> **Task to carry out**
Repeat the listing that follows, character for character, minus the pictures.

> **Information provided**
::::::::::
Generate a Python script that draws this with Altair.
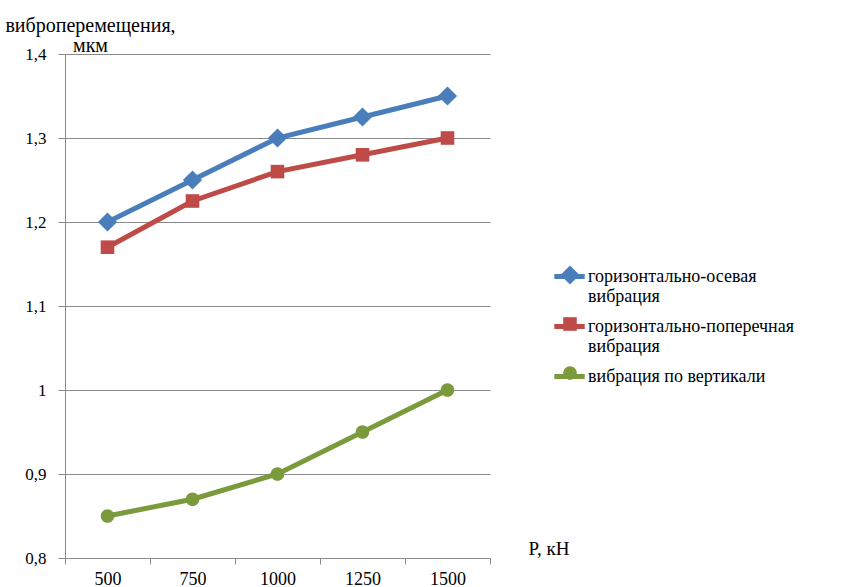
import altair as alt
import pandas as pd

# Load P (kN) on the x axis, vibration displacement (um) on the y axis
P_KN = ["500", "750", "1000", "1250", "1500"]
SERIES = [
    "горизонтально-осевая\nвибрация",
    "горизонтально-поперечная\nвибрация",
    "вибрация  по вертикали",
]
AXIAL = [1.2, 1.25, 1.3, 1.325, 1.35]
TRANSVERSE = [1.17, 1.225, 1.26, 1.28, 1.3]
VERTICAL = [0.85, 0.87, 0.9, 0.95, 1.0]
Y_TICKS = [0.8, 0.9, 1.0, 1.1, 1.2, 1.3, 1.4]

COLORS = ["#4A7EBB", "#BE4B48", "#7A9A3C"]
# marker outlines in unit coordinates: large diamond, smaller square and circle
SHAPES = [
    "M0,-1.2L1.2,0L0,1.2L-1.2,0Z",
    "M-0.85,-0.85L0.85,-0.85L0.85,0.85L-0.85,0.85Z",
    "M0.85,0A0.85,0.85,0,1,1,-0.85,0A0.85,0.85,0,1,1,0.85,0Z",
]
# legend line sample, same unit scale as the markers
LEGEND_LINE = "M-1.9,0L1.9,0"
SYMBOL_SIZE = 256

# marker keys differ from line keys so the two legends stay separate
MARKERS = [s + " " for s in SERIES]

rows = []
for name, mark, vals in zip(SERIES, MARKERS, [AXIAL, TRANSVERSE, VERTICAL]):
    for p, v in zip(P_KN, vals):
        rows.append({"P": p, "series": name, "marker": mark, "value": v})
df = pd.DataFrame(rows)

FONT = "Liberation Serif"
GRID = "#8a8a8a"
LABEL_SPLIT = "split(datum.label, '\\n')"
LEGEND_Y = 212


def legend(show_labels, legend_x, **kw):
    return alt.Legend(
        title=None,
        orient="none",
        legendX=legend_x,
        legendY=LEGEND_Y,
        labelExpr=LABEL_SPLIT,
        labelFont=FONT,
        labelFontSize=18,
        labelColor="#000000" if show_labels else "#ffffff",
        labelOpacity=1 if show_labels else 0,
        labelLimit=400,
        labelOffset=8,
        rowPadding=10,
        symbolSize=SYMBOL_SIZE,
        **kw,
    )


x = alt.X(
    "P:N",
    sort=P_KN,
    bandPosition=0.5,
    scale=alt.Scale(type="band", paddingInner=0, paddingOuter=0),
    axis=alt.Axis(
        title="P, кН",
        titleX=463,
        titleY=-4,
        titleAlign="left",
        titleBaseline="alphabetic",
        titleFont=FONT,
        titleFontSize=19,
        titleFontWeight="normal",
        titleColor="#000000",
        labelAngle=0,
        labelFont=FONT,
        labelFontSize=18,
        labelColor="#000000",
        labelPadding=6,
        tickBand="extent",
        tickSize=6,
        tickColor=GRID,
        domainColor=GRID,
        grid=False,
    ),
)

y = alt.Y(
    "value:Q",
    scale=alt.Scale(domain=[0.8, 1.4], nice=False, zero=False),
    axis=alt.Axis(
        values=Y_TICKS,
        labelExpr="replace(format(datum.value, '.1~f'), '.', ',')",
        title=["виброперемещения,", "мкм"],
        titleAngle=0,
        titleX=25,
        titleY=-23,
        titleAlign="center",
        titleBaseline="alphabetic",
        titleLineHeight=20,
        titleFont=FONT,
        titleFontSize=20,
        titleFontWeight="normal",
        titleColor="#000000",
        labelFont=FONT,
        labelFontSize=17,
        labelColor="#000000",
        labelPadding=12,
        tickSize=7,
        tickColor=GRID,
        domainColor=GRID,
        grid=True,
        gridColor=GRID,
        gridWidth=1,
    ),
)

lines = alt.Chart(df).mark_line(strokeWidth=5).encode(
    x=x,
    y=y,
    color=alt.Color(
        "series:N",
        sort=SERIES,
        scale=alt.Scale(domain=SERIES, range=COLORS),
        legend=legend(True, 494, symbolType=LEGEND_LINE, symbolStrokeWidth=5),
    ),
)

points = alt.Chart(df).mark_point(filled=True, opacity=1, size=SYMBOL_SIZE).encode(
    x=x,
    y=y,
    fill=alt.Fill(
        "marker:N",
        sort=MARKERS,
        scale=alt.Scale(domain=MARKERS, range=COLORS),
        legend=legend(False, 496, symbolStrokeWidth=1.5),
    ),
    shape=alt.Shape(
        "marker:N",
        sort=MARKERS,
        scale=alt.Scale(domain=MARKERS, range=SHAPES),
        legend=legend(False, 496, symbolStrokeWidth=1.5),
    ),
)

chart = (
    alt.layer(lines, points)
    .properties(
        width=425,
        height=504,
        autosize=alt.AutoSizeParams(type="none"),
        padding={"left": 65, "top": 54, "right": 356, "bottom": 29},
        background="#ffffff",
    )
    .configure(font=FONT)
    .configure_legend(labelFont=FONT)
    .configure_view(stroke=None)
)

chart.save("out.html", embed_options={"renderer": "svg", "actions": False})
::::::::::
> **Completed task**
Generate a Python script that draws this with Altair.
import altair as alt
import pandas as pd

# Load P (kN) on the x axis, vibration displacement (um) on the y axis
P_KN = ["500", "750", "1000", "1250", "1500"]
SERIES = [
    "горизонтально-осевая\nвибрация",
    "горизонтально-поперечная\nвибрация",
    "вибрация  по вертикали",
]
AXIAL = [1.2, 1.25, 1.3, 1.325, 1.35]
TRANSVERSE = [1.17, 1.225, 1.26, 1.28, 1.3]
VERTICAL = [0.85, 0.87, 0.9, 0.95, 1.0]
Y_TICKS = [0.8, 0.9, 1.0, 1.1, 1.2, 1.3, 1.4]

COLORS = ["#4A7EBB", "#BE4B48", "#7A9A3C"]
# marker outlines in unit coordinates: large diamond, smaller square and circle
SHAPES = [
    "M0,-1.2L1.2,0L0,1.2L-1.2,0Z",
    "M-0.85,-0.85L0.85,-0.85L0.85,0.85L-0.85,0.85Z",
    "M0.85,0A0.85,0.85,0,1,1,-0.85,0A0.85,0.85,0,1,1,0.85,0Z",
]
# legend line sample, same unit scale as the markers
LEGEND_LINE = "M-1.9,0L1.9,0"
SYMBOL_SIZE = 256

# marker keys differ from line keys so the two legends stay separate
MARKERS = [s + " " for s in SERIES]

rows = []
for name, mark, vals in zip(SERIES, MARKERS, [AXIAL, TRANSVERSE, VERTICAL]):
    for p, v in zip(P_KN, vals):
        rows.append({"P": p, "series": name, "marker": mark, "value": v})
df = pd.DataFrame(rows)

FONT = "Liberation Serif"
GRID = "#8a8a8a"
LABEL_SPLIT = "split(datum.label, '\\n')"
LEGEND_Y = 212


def legend(show_labels, legend_x, **kw):
    return alt.Legend(
        title=None,
        orient="none",
        legendX=legend_x,
        legendY=LEGEND_Y,
        labelExpr=LABEL_SPLIT,
        labelFont=FONT,
        labelFontSize=18,
        labelColor="#000000" if show_labels else "#ffffff",
        labelOpacity=1 if show_labels else 0,
        labelLimit=400,
        labelOffset=8,
        rowPadding=10,
        symbolSize=SYMBOL_SIZE,
        **kw,
    )


x = alt.X(
    "P:N",
    sort=P_KN,
    bandPosition=0.5,
    scale=alt.Scale(type="band", paddingInner=0, paddingOuter=0),
    axis=alt.Axis(
        title="P, кН",
        titleX=463,
        titleY=-4,
        titleAlign="left",
        titleBaseline="alphabetic",
        titleFont=FONT,
        titleFontSize=19,
        titleFontWeight="normal",
        titleColor="#000000",
        labelAngle=0,
        labelFont=FONT,
        labelFontSize=18,
        labelColor="#000000",
        labelPadding=6,
        tickBand="extent",
        tickSize=6,
        tickColor=GRID,
        domainColor=GRID,
        grid=False,
    ),
)

y = alt.Y(
    "value:Q",
    scale=alt.Scale(domain=[0.8, 1.4], nice=False, zero=False),
    axis=alt.Axis(
        values=Y_TICKS,
        labelExpr="replace(format(datum.value, '.1~f'), '.', ',')",
        title=["виброперемещения,", "мкм"],
        titleAngle=0,
        titleX=25,
        titleY=-23,
        titleAlign="center",
        titleBaseline="alphabetic",
        titleLineHeight=20,
        titleFont=FONT,
        titleFontSize=20,
        titleFontWeight="normal",
        titleColor="#000000",
        labelFont=FONT,
        labelFontSize=17,
        labelColor="#000000",
        labelPadding=12,
        tickSize=7,
        tickColor=GRID,
        domainColor=GRID,
        grid=True,
        gridColor=GRID,
        gridWidth=1,
    ),
)

lines = alt.Chart(df).mark_line(strokeWidth=5).encode(
    x=x,
    y=y,
    color=alt.Color(
        "series:N",
        sort=SERIES,
        scale=alt.Scale(domain=SERIES, range=COLORS),
        legend=legend(True, 494, symbolType=LEGEND_LINE, symbolStrokeWidth=5),
    ),
)

points = alt.Chart(df).mark_point(filled=True, opacity=1, size=SYMBOL_SIZE).encode(
    x=x,
    y=y,
    fill=alt.Fill(
        "marker:N",
        sort=MARKERS,
        scale=alt.Scale(domain=MARKERS, range=COLORS),
        legend=legend(False, 496, symbolStrokeWidth=1.5),
    ),
    shape=alt.Shape(
        "marker:N",
        sort=MARKERS,
        scale=alt.Scale(domain=MARKERS, range=SHAPES),
        legend=legend(False, 496, symbolStrokeWidth=1.5),
    ),
)

chart = (
    alt.layer(lines, points)
    .properties(
        width=425,
        height=504,
        autosize=alt.AutoSizeParams(type="none"),
        padding={"left": 65, "top": 54, "right": 356, "bottom": 29},
        background="#ffffff",
    )
    .configure(font=FONT)
    .configure_legend(labelFont=FONT)
    .configure_view(stroke=None)
)

chart.save("out.html", embed_options={"renderer": "svg", "actions": False})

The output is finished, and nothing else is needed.